The “Privilege of Whiteness” workshop is one of a number “education sessions” offered by the university, attendance at which is mandatory for students desiring to participate in UW’s “Badger Volunteers Program.”
To be fair to UW-Madison, and as Hasson goes on to point out, such “education sessions” are far from unique to Madison. Instead, they are becoming all the rage on American campuses. This year, similar projects have been sponsored by Oregon State University, the University of Vermont, and Northwestern University.
Why this double standard? Why are racism and calls to violence acceptable exercises of campus free speech in some instances but not in others?
As someone who was both a college professor and university administrator for nearly three decades, I am afraid I know the answer: The hoodie-hawking undergraduate is simply proof that students actually learn something in college these days. But what they learn is a formula for separatism, hostility, and further suppression of individual liberty.
Thus, far be it from the average college administrator to condemn what he or she not only believes but also teaches. What colleges teach today serves hemlock to the color-blind principles of the Declaration of Independence, as hearkened to and celebrated by Abraham Lincoln and the Reverend Martin Luther King, Jr.
In King’s 1963 “I Have a Dream” speech, he called on the nation to live up to the color-blind promise contained in the Declaration’s creedal assertion that all human beings “are created equal.” As Lincoln explained, the Declaration’s doctrine of equality does not mean to assert that all are equal in every respect, but rather, that what unites us—our shared humanity—far outweighs in importance what separates us.

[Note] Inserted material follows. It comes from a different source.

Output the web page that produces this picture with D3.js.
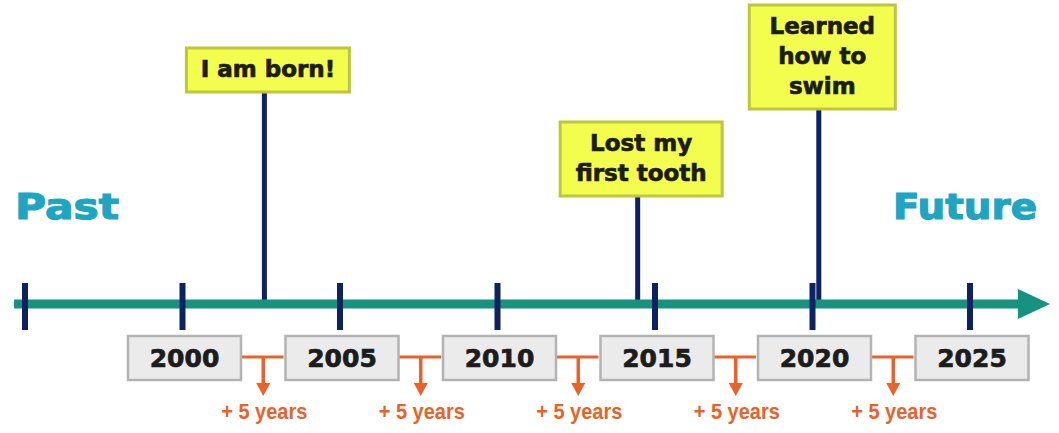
<!DOCTYPE html>
<html>
<head>
<meta charset="utf-8">
<script src="https://cdn.jsdelivr.net/npm/d3@7"></script>
<style>
  html, body { margin: 0; padding: 0; background: #ffffff; }
  svg { display: block; }
</style>
</head>
<body>
<svg id="chart" width="1059" height="433"></svg>
<script>
// ---- data ----
const tickYears = [1995, 2000, 2005, 2010, 2015, 2020, 2025];
const labelYears = [2000, 2005, 2010, 2015, 2020, 2025];
const labelTexts = ["2000", "2005", "2010", "2015", "2020", "2025"];
const intervalText = "+ 5 years";
const eventNames = ["I am born!", "Lost my first tooth", "Learned how to swim"];
const eventYears = [2002.6, 2014.45, 2020.2];
const eventLines = [["I am born!"], ["Lost my", "first tooth"], ["Learned", "how to", "swim"]];
const leftLabel = "Past";
const rightLabel = "Future";

// ---- layout ----
const axisY = 304;
const svg = d3.select("#chart");
const x = d3.scaleLinear().domain([1995, 2025]).range([25, 970]);

const teal = "#16927f", navy = "#0d2263", orange = "#e8622a", cyan = "#1ea5c1";

// Past / Future
[[leftLabel, 15, 104], [rightLabel, 893, 144]].forEach(([t, px, len]) => {
  svg.append("text").attr("x", px).attr("y", 219)
    .attr("font-family", "DejaVu Sans").attr("font-weight", "bold").attr("font-size", 36)
    .attr("fill", cyan).attr("stroke", cyan).attr("stroke-width", 1.2)
    .attr("textLength", len).attr("lengthAdjust", "spacingAndGlyphs")
    .text(t);
});

// event stems
const boxTop = [48, 122, 5];
const boxW = [163, 162, 146];
const lineH = 30;
const evG = svg.append("g");
eventYears.forEach((yr, i) => {
  const n = eventLines[i].length;
  const bh = 14 + n * lineH;
  const cx = x(yr);
  evG.append("rect").attr("x", cx - 2.5).attr("y", boxTop[i] + bh).attr("width", 5)
    .attr("height", axisY - 4 - (boxTop[i] + bh)).attr("fill", navy);
});

// axis line with arrow
svg.append("rect").attr("x", 14).attr("y", axisY - 4.5).attr("width", 1006).attr("height", 9).attr("fill", teal);
svg.append("path").attr("d", `M1018,${axisY - 15}L1050,${axisY}L1018,${axisY + 15}Z`).attr("fill", teal);

// ticks
svg.selectAll("rect.tick").data(tickYears).enter().append("rect").attr("class", "tick")
  .attr("x", d => x(d) - 3).attr("y", 283).attr("width", 6).attr("height", 47).attr("fill", navy);

// event boxes
eventYears.forEach((yr, i) => {
  const n = eventLines[i].length;
  const bh = 14 + n * lineH;
  const cx = x(yr) + 3.5;
  evG.append("rect").attr("x", cx - boxW[i] / 2).attr("y", boxTop[i]).attr("width", boxW[i]).attr("height", bh)
    .attr("fill", "#f3fd4e").attr("stroke", "#bcc63f").attr("stroke-width", 3);
  eventLines[i].forEach((ln, j) => {
    evG.append("text").attr("x", cx).attr("y", boxTop[i] + 29 + j * lineH)
      .attr("text-anchor", "middle").attr("font-family", "DejaVu Sans").attr("font-weight", "bold")
      .attr("font-size", 23).attr("fill", "#1c1c1c").attr("stroke", "#1c1c1c").attr("stroke-width", 0.7)
      .text(ln);
  });
});

// year label boxes
const lbW = 113, lbH = 44, lbTop = 336;
const lg = svg.append("g");
for (let i = 0; i < labelYears.length - 1; i++) {
  const x1 = x(labelYears[i]) + lbW / 2, x2 = x(labelYears[i + 1]) - lbW / 2;
  const mx = (x1 + x2) / 2 + 2;
  const cy = 357;
  lg.append("line").attr("x1", x1).attr("x2", x2).attr("y1", cy).attr("y2", cy)
    .attr("stroke", orange).attr("stroke-width", 3);
  lg.append("line").attr("x1", mx).attr("x2", mx).attr("y1", cy).attr("y2", 384)
    .attr("stroke", orange).attr("stroke-width", 3.5);
  lg.append("path").attr("d", `M${mx - 7},383L${mx + 7},383L${mx},396Z`).attr("fill", orange);
  lg.append("text").attr("x", mx + 1).attr("y", 419).attr("text-anchor", "middle")
    .attr("font-family", "Liberation Sans").attr("font-weight", "bold").attr("font-size", 22)
    .attr("textLength", 86).attr("lengthAdjust", "spacingAndGlyphs")
    .attr("fill", orange).text(intervalText);
}
labelYears.forEach((yr, i) => {
  const cx = x(yr) + 2;
  lg.append("rect").attr("x", cx - lbW / 2).attr("y", lbTop).attr("width", lbW).attr("height", lbH)
    .attr("fill", "#ebebeb").attr("stroke", "#b3b3b3").attr("stroke-width", 2.5);
  lg.append("text").attr("x", cx).attr("y", 367).attr("text-anchor", "middle")
    .attr("font-family", "DejaVu Sans").attr("font-weight", "bold").attr("font-size", 25)
    .attr("fill", "#1c1c1c").attr("stroke", "#1c1c1c").attr("stroke-width", 0.7)
    .text(labelTexts[i]);
});
</script>
</body>
</html>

But the doctrine of equality has been usurped, at least so far as our universities are concerned, by their proposition that “race, class, and gender”—traits that separate us from each other—are the fundamental facts of humanity. Added to the New Trinity of race/class/gender is the assertion by our postmodern universities that power, not the desire for justice, is the irreducible foundation of politics.

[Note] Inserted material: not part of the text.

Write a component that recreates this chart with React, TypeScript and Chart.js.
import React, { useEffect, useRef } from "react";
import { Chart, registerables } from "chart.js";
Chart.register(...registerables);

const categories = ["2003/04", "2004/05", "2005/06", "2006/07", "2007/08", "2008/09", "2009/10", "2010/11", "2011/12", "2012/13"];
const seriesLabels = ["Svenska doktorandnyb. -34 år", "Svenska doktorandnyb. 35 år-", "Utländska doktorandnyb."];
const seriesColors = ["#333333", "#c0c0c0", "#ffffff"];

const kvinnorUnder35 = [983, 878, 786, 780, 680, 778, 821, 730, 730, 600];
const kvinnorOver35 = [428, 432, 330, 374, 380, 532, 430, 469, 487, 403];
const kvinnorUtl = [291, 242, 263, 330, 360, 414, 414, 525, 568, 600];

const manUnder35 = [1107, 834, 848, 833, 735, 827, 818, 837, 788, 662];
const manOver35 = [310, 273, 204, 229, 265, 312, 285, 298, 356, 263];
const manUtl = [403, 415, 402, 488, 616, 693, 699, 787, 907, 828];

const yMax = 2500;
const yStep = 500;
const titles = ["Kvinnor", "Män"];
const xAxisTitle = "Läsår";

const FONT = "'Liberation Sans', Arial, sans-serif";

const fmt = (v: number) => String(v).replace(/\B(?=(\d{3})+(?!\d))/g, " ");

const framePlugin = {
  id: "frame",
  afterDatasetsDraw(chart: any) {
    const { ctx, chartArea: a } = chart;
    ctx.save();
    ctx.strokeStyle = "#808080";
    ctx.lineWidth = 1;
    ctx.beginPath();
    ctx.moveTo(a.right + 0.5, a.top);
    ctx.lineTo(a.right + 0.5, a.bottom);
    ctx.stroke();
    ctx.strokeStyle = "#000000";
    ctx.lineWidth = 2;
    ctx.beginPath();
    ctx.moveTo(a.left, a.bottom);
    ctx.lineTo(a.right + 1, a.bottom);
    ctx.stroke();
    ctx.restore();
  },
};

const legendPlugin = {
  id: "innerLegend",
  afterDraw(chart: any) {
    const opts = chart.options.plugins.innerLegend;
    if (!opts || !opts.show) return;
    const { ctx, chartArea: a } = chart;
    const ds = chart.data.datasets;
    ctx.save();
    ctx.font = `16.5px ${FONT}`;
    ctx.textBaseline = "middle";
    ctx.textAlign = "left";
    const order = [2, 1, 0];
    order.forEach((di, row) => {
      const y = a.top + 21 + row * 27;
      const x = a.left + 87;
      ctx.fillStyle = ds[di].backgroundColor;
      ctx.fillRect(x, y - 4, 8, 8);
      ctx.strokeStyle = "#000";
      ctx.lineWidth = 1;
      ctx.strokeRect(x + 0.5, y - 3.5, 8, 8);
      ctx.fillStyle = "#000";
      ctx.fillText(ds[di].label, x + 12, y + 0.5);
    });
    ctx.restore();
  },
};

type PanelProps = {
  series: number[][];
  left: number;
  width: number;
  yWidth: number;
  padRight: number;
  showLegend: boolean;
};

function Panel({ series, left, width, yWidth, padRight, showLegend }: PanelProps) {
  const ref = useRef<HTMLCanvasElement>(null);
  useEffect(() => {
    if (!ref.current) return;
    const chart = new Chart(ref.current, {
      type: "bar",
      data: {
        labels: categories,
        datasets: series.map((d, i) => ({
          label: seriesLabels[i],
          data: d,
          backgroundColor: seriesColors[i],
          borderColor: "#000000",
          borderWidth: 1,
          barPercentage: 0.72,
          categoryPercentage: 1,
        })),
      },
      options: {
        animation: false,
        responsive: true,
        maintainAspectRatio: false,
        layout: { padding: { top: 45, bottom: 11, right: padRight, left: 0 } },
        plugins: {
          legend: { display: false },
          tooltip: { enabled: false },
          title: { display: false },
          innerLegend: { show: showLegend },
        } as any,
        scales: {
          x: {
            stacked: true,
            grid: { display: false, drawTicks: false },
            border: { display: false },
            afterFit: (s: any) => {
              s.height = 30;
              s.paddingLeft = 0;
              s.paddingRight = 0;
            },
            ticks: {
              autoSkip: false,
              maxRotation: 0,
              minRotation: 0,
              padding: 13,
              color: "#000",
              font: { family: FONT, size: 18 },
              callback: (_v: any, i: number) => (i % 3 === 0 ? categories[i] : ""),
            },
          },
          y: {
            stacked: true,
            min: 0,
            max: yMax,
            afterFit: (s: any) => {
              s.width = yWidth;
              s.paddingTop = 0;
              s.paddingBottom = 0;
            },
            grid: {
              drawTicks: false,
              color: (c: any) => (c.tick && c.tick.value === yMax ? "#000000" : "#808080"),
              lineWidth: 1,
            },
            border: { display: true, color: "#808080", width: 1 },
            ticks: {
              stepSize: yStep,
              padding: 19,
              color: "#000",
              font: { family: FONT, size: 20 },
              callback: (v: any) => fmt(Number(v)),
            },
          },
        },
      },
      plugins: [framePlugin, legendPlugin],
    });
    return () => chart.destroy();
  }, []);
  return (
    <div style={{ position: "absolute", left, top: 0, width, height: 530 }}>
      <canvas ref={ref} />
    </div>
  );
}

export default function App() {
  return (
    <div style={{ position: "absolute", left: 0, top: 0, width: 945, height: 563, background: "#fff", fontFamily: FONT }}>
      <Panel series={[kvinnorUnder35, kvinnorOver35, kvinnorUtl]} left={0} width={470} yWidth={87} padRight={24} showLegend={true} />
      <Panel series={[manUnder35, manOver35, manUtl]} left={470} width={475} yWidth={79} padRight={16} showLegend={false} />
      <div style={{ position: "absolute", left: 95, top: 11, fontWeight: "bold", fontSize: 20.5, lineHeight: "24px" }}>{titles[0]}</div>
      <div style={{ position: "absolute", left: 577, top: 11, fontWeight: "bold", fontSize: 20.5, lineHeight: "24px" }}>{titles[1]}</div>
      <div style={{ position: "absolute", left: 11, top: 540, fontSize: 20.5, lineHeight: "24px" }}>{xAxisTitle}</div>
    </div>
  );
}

Animated by these premises, there is a growing intellectual movement on campuses to deride “free speech,” “individuality,” “limited government,” and even reason and science themselves as merely sham rationalizations seized on by “Dead White European Males” to justify and perpetuate their “hegemony” over “marginalized groups.”

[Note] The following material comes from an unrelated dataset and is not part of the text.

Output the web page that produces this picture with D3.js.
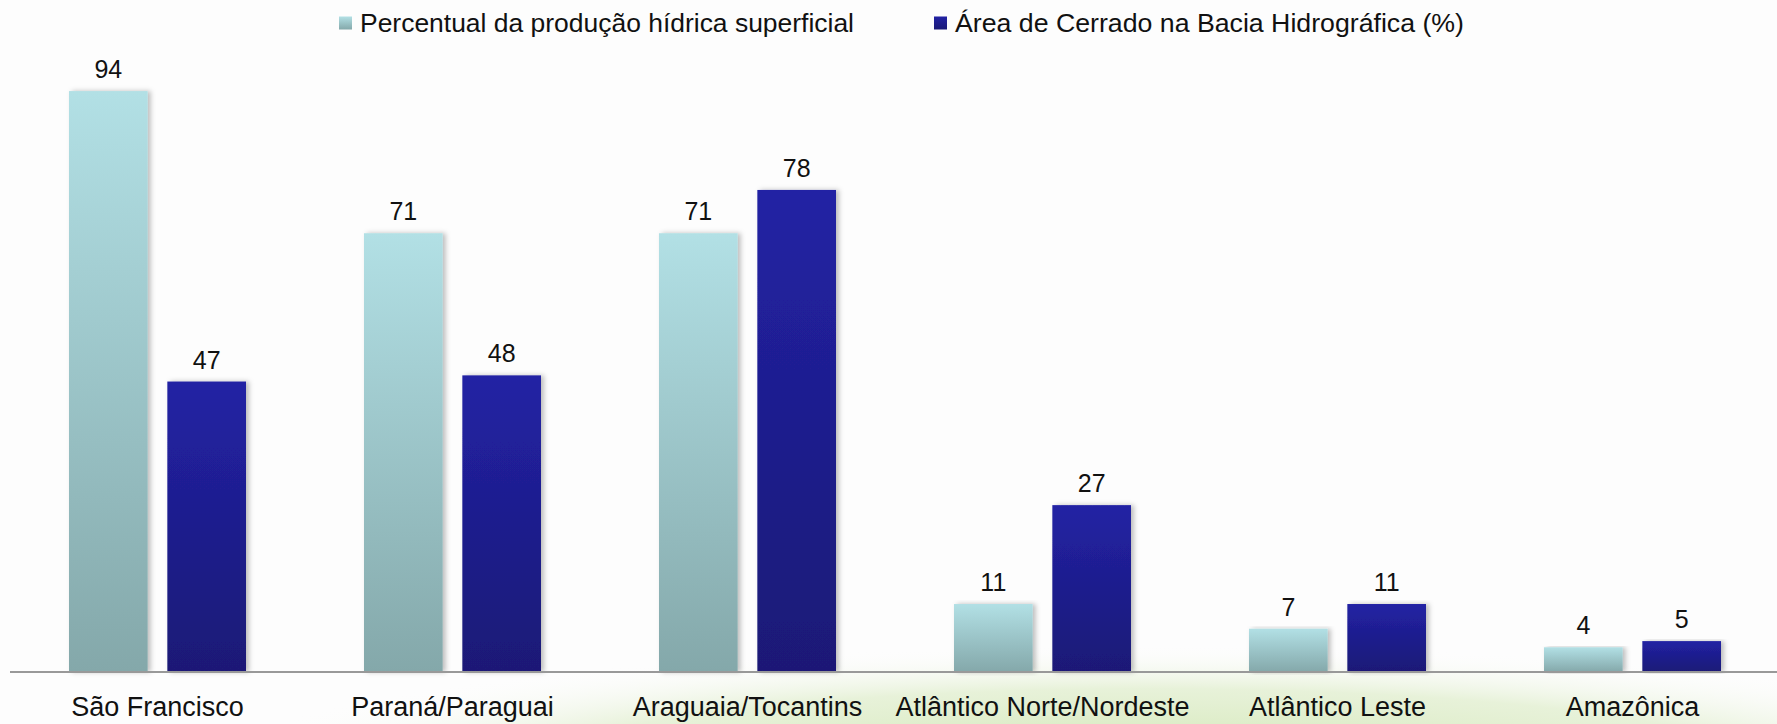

Given this emphasis on conflict (Marx wrote in the Communist Manifesto, “The history of all hitherto existing society is the history of class struggles”), as well as on power, it follows for today’s academics that nonwhites and females cannot be racist, because they are said to lack the support of institutionalized power.
This is the worldview that explains UW-Madison’s striking silence over the hoodies: UW’s leaders agree, and have been teaching for some time, that all whites are racist. Moreover, on their view of the primacy of power, nonwhites and women are incapable of racism, my opening quote from Merriam-Webster notwithstanding. As the website, www.everydayfeminism, would instruct us, “The language in dictionaries tends to reflect the opinions of white, straight, academic men on what is acceptable English language.”
UW’s official Mission Statement attests, “The primary purpose of the University of Wisconsin-Madison is to provide a learning environment in which faculty, staff, and students can discover, examine critically, preserve, and transmit the knowledge, wisdom, and values that will help ensure the survival of this and future generations and improve the quality of life for all.”
Apparently, UW-Madison’s intention to “improve the quality of life for all” requires the eradication of “the opinions of white, straight, academic men.”
If such be the school’s goal, it appears frighteningly far on its way to fulfillment.